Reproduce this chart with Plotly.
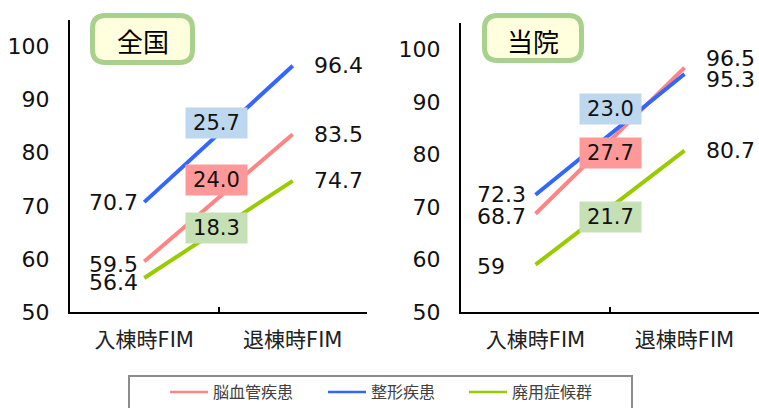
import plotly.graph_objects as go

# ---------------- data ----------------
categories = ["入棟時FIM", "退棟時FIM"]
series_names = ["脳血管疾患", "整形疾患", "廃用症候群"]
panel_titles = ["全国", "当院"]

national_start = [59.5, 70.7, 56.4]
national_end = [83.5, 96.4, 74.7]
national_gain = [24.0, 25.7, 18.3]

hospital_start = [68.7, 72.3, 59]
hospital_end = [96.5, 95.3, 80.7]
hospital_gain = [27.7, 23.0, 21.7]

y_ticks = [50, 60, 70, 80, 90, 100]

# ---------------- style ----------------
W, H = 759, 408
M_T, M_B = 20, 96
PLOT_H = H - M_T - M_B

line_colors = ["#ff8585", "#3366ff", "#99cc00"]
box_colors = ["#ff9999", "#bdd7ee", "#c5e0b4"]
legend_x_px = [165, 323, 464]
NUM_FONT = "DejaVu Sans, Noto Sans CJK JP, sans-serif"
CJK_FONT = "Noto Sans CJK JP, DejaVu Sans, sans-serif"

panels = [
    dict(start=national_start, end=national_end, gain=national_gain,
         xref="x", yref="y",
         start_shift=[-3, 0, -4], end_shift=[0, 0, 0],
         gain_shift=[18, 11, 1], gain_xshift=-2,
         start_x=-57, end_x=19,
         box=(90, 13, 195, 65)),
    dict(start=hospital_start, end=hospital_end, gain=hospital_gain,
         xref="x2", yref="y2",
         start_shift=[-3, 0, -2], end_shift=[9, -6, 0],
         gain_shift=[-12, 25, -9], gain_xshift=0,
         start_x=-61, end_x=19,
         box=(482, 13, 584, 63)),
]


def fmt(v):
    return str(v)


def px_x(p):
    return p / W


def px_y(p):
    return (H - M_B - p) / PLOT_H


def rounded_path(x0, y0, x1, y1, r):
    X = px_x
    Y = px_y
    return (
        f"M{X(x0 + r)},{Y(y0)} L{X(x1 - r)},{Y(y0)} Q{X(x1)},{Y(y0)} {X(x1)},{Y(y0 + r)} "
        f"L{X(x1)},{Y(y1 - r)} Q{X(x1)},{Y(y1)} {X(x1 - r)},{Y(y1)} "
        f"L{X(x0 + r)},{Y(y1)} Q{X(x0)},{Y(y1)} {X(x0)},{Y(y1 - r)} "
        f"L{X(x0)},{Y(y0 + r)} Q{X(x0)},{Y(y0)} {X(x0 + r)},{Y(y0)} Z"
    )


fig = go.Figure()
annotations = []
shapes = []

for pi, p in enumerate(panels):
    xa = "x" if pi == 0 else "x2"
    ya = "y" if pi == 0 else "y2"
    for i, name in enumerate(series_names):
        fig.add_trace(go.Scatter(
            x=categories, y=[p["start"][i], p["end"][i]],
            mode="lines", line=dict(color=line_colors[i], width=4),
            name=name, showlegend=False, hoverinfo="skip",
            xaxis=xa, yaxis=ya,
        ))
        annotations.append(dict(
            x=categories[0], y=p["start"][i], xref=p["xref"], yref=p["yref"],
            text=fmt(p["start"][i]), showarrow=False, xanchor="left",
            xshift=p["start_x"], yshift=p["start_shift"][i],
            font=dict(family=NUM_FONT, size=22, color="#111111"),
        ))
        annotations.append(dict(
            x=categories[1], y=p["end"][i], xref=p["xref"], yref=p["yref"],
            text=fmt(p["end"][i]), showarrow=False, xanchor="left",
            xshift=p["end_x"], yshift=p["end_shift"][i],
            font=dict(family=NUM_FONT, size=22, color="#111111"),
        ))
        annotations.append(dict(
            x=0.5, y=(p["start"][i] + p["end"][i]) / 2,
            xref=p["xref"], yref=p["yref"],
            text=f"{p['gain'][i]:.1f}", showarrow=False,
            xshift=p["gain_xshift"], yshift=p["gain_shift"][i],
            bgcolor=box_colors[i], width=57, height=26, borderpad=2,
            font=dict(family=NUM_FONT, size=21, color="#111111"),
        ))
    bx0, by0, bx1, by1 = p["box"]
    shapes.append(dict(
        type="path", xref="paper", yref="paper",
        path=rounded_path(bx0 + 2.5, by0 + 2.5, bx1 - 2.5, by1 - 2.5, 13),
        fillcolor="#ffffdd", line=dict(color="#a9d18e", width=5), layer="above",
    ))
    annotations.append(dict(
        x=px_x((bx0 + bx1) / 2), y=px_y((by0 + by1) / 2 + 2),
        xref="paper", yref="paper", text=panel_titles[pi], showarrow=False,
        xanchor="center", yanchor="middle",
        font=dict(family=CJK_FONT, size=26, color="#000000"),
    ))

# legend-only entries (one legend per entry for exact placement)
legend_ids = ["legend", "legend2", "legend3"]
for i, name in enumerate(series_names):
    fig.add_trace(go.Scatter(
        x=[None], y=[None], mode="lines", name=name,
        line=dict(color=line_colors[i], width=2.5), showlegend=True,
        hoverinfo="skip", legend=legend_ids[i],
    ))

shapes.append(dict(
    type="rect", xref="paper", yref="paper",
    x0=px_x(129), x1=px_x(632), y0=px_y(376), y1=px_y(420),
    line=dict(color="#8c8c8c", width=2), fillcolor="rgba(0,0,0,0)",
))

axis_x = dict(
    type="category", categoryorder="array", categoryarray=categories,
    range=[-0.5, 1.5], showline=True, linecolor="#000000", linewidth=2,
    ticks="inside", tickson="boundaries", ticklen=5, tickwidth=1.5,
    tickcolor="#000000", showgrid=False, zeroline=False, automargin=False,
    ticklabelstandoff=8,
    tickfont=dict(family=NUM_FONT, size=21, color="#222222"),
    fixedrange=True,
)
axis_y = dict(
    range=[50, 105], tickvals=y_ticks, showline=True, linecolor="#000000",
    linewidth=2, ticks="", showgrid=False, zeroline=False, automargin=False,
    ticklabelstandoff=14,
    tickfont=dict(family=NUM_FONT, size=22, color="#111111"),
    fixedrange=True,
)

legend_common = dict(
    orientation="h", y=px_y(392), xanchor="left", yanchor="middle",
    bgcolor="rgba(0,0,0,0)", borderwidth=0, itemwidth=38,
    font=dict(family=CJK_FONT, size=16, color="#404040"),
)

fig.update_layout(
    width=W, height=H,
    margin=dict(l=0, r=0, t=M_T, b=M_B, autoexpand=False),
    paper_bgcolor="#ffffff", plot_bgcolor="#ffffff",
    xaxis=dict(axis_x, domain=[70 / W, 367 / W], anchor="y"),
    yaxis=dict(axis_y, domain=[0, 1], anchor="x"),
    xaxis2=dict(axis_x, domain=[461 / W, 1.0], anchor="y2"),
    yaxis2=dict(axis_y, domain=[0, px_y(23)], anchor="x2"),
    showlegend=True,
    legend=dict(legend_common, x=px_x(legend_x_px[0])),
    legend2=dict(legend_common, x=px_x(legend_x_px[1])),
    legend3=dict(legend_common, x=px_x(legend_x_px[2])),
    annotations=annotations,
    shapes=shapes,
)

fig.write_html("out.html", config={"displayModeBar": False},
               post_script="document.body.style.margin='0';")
...
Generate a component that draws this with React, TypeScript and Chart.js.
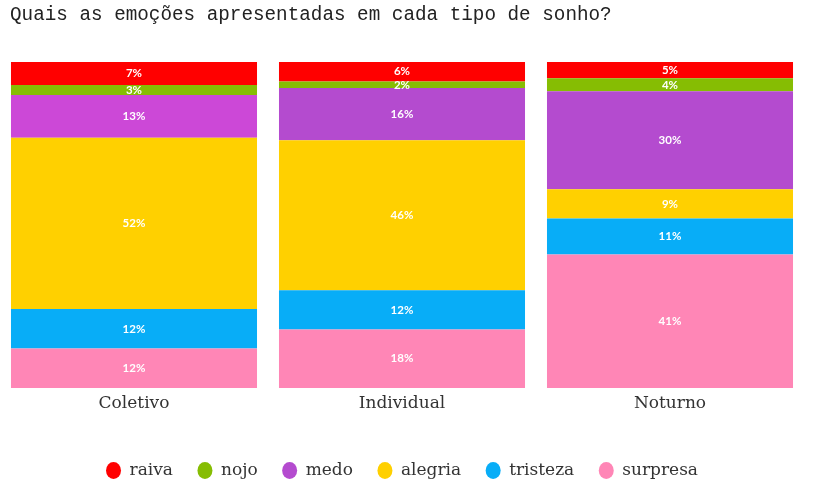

■ **SHORT EXERCISE**
Skip all pictures and retype only the stretch from the line that holds "Reproduce this chart with Plotly." through the line that holds "hospital_gain = [27.7, 23.0, 21.7]", exactly as written.

■ **WRITTEN SOLUTION**
Reproduce this chart with Plotly.
import plotly.graph_objects as go

# ---------------- data ----------------
categories = ["入棟時FIM", "退棟時FIM"]
series_names = ["脳血管疾患", "整形疾患", "廃用症候群"]
panel_titles = ["全国", "当院"]

national_start = [59.5, 70.7, 56.4]
national_end = [83.5, 96.4, 74.7]
national_gain = [24.0, 25.7, 18.3]

hospital_start = [68.7, 72.3, 59]
hospital_end = [96.5, 95.3, 80.7]
hospital_gain = [27.7, 23.0, 21.7]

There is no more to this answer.